BY PRIYA CHAUDHARY
LEGAL INTERN, H.K. LAW OFFICES
In the wake of the current COVID-19 pandemic, people have usually been hearing about how section 144 of the Criminal Procedure Code has been regularly imposed in different parts of the country in order to stop the spread of the pandemic. Talking about fundamental rights in the middle of a raging pandemic seems absurd, but while I write this article, the wordings of Lord Atkins come to my mind- “amidst the clash of arms, the laws are not silent”.
This public health crisis has forced the citizenry to witness some appaling and unforeseeable restrictions. People have been confined to their homes, gatherings have been forbidden and have been considered punishable. However time and again, certain incidents surfacing under the garb of sweeping powers that governments arrogate to themselves during times of crises in 144-strewn states have made us question the legal intricacies. Does restriction on movement tantamount to banning individual movement? Should poor migrants travelling on highways to their hometowns with no mode of transport be lashed out? These are just two of the several questions that stress the importance of scrutinising governmental actions; and this importance is accentuated by that fact that often, those actions tend to entrench themselves into the legal landscape even after the crisis has passed.
This colonial legislation that authorizes executive magistrates to pass a prohibitory orders to restrain people from assembling at particular places has often been cited as the government’s natural response to curb “unlawful” protests and avoid breaches of public order or triggering of violence. In the contemporary times, the section has also catered to placing lockdown restrictions on the public at large with respect to containing the pandemic. How a section that prohibits unlawful assemblies has been generalised to an extent where it goes to the extent of arbitrarily suppressing right to movement has been discussed in this article.

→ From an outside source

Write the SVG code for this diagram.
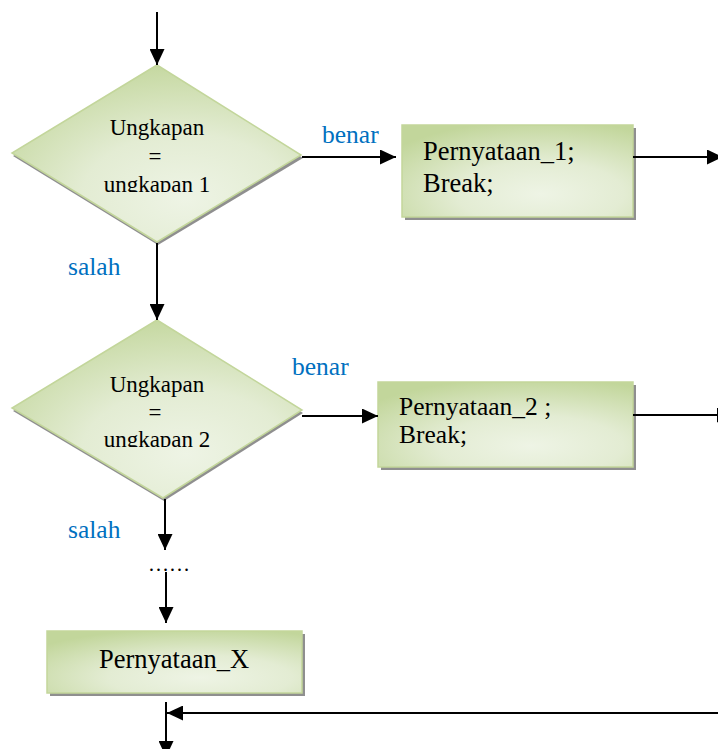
<svg xmlns="http://www.w3.org/2000/svg" width="718" height="749" viewBox="0 0 718 749">
<defs>
<style>
.shape{fill:url(#g);stroke:#C3D69B;stroke-width:1.5}
.shadow{fill:#8f8f8f}
.txt{font-family:'Liberation Serif','DejaVu Serif',serif;fill:#000}
.lbl{font-family:'Liberation Serif','DejaVu Serif',serif;fill:#0070C0;font-size:25.5px}
.con{stroke:#000;stroke-width:2;fill:none}
</style>
<radialGradient id="g" cx="0.6" cy="0.75" r="0.8">
<stop offset="0" stop-color="#EEF4E5"/>
<stop offset="0.45" stop-color="#E3ECD3"/>
<stop offset="1" stop-color="#C2D69B"/>
</radialGradient>
<marker id="ah" markerWidth="16" markerHeight="15" refX="16" refY="7.5" orient="auto" markerUnits="userSpaceOnUse">
<path d="M0,0 L16,7.5 L0,15 z" fill="#000"/>
</marker>
<clipPath id="c1"><rect x="0" y="0" width="718" height="192"/></clipPath>
<clipPath id="c2"><rect x="0" y="0" width="718" height="447"/></clipPath>
</defs>

<g id="decision1">
<polygon class="shadow" points="158,68 303,158 158,245 13,156"/>
<polygon class="shape" points="157,65 301,155 157,242 12,153"/>
<g class="txt" font-size="23" text-anchor="middle">
<text x="157" y="135">Ungkapan</text>
<text x="155" y="164">=</text>
<text x="157" y="192" clip-path="url(#c1)">ungkapan  1</text>
</g>
</g>

<g id="process1">
<rect class="shadow" x="405" y="128" width="231" height="92"/>
<rect class="shape" x="402" y="125" width="231" height="92"/>
<g class="txt" font-size="26.5">
<text x="423" y="160">Pernyataan_1;</text>
<text x="423" y="192">Break;</text>
</g>
</g>

<g id="decision2">
<polygon class="shadow" points="158,323 303,413 164,501 13,411"/>
<polygon class="shape" points="157,320 302,410 163,498 12,408"/>
<g class="txt" font-size="23" text-anchor="middle">
<text x="157" y="392">Ungkapan</text>
<text x="155" y="420">=</text>
<text x="157" y="447" clip-path="url(#c2)">ungkapan  2</text>
</g>
</g>

<g id="process2">
<rect class="shadow" x="381" y="385" width="255" height="85"/>
<rect class="shape" x="378" y="382" width="255" height="85"/>
<g class="txt" font-size="25.5">
<text x="399" y="415">Pernyataan_2 ;</text>
<text x="399" y="443">Break;</text>
</g>
</g>

<g id="ellipsis">
<text class="txt" x="148" y="571" font-size="21">……</text>
</g>

<g id="processX">
<rect class="shadow" x="50" y="634" width="255" height="62"/>
<rect class="shape" x="47" y="631" width="255" height="62"/>
<text class="txt" x="174" y="668" font-size="26.5" text-anchor="middle">Pernyataan_X</text>
</g>

<g id="labels">
<text class="lbl" x="322" y="143">benar</text>
<text class="lbl" x="68" y="275">salah</text>
<text class="lbl" x="292" y="375">benar</text>
<text class="lbl" x="68" y="538">salah</text>
</g>

<g id="connectors">
<path class="con" d="M157,12 V65" marker-end="url(#ah)"/>
<path class="con" d="M302,157 H396" marker-end="url(#ah)"/>
<path class="con" d="M633,157 H723" marker-end="url(#ah)"/>
<path class="con" d="M157,243 V320" marker-end="url(#ah)"/>
<path class="con" d="M302,416 H378" marker-end="url(#ah)"/>
<path class="con" d="M633,415 H733" marker-end="url(#ah)"/>
<path class="con" d="M165,499 V550" marker-end="url(#ah)"/>
<path class="con" d="M166,572 V623" marker-end="url(#ah)"/>
<path class="con" d="M166,702 V757" marker-end="url(#ah)"/>
<path class="con" d="M718,713 H167" marker-end="url(#ah)"/>
</g>
</svg>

While talks of coming up with a universal code for criminal procedure in British India were underway, liberals in India argued that codification would bring order to subcontinental chaos by replacing the arbitrary and personal will of the Oriental despot with the rational and reliable objectivity of a universal law. and prejudices. Back then, the system was more archaic and despotic to fit the needs of Britishers and further their motives to curb nationalist movements and gatherings by freedom fighters. Even after several modifications and revisions, little has changed with respect to the manner of exercising administrative powers under the section.
On 29th March 2020, the National Disaster Management Authority had passed an order (which has now been put down) discussing the mass migration of labourers. The order went on to observe that it was violation of of the lockdown measures on maintaining social distancing. However, the vague language of the NDMA guidelines issued on 15th April 2020 puts forth several open-ended questions that haven’t been resolved even after several clarifications. Guideline No. 10 prohibits “social/political/sports/entertainment/academic/cultural/religious function/gatherings” but fails to define “functions” or “gatherings.” Further, Guideline No. 15 notes that these restrictions “fundamentally relate to movement of people.” This makes it clearly evident that the Guidelines never intended to prohibit or restrict individual movement. Despite this, the DGP of Haryana released an order forbidding movement of people on roads. It also directed the picking up of people traveling “on foot” on roads or highways and “jay-walking” on the roads. In another incident, a local gram panchayat in Telangana fined an individual for coming “out of his house” three times in a day. The Delhi Police went to the extent of banning morning walks on toto. If there is a law, there should be a remedy. Then who is answerable for such actions by government servants and local self governments?
Governments and authorities continue to hold back information from the public since most of the 144 orders are not publicly available. This makes it even more difficult to glean the exact scope of the restrictions that had and are being imposed in different parts of the country. What is clear, however, is that under law, there has been no provision of a “nationwide curfew” and that the NDMA Guidelines do not make any mention of a curfew.
Now that elections in various states are being held with political rallies having been held in full swing (in deliberate flouting of COVID-19 protocols, needless to be mentioned), it becomes all the more necessary to rectify the vagueness in NDMA’s orders and restrict the carte blanche accorded to local authorities to implement complete bans on individual movement, as they please, thus turning the “lockdown” into a “curfew”. This is a lacuna that is not difficult to remedy, and should be remedied swiftly. Various international law instruments, including the International Covenant on Economic, Social and Cultural Rights (ICESCR), lay down the responsibility on the State parties to ensure taking up measures for promoting good health of its citizens. Since India is a signatory to the ICESCR, we need to draw a balance or a comparison between international law and constitutional compliances with State’s duty to ensure that adequate security arrangements are in place so that not only law and order can be maintained, but also outbreak of the current pandemic.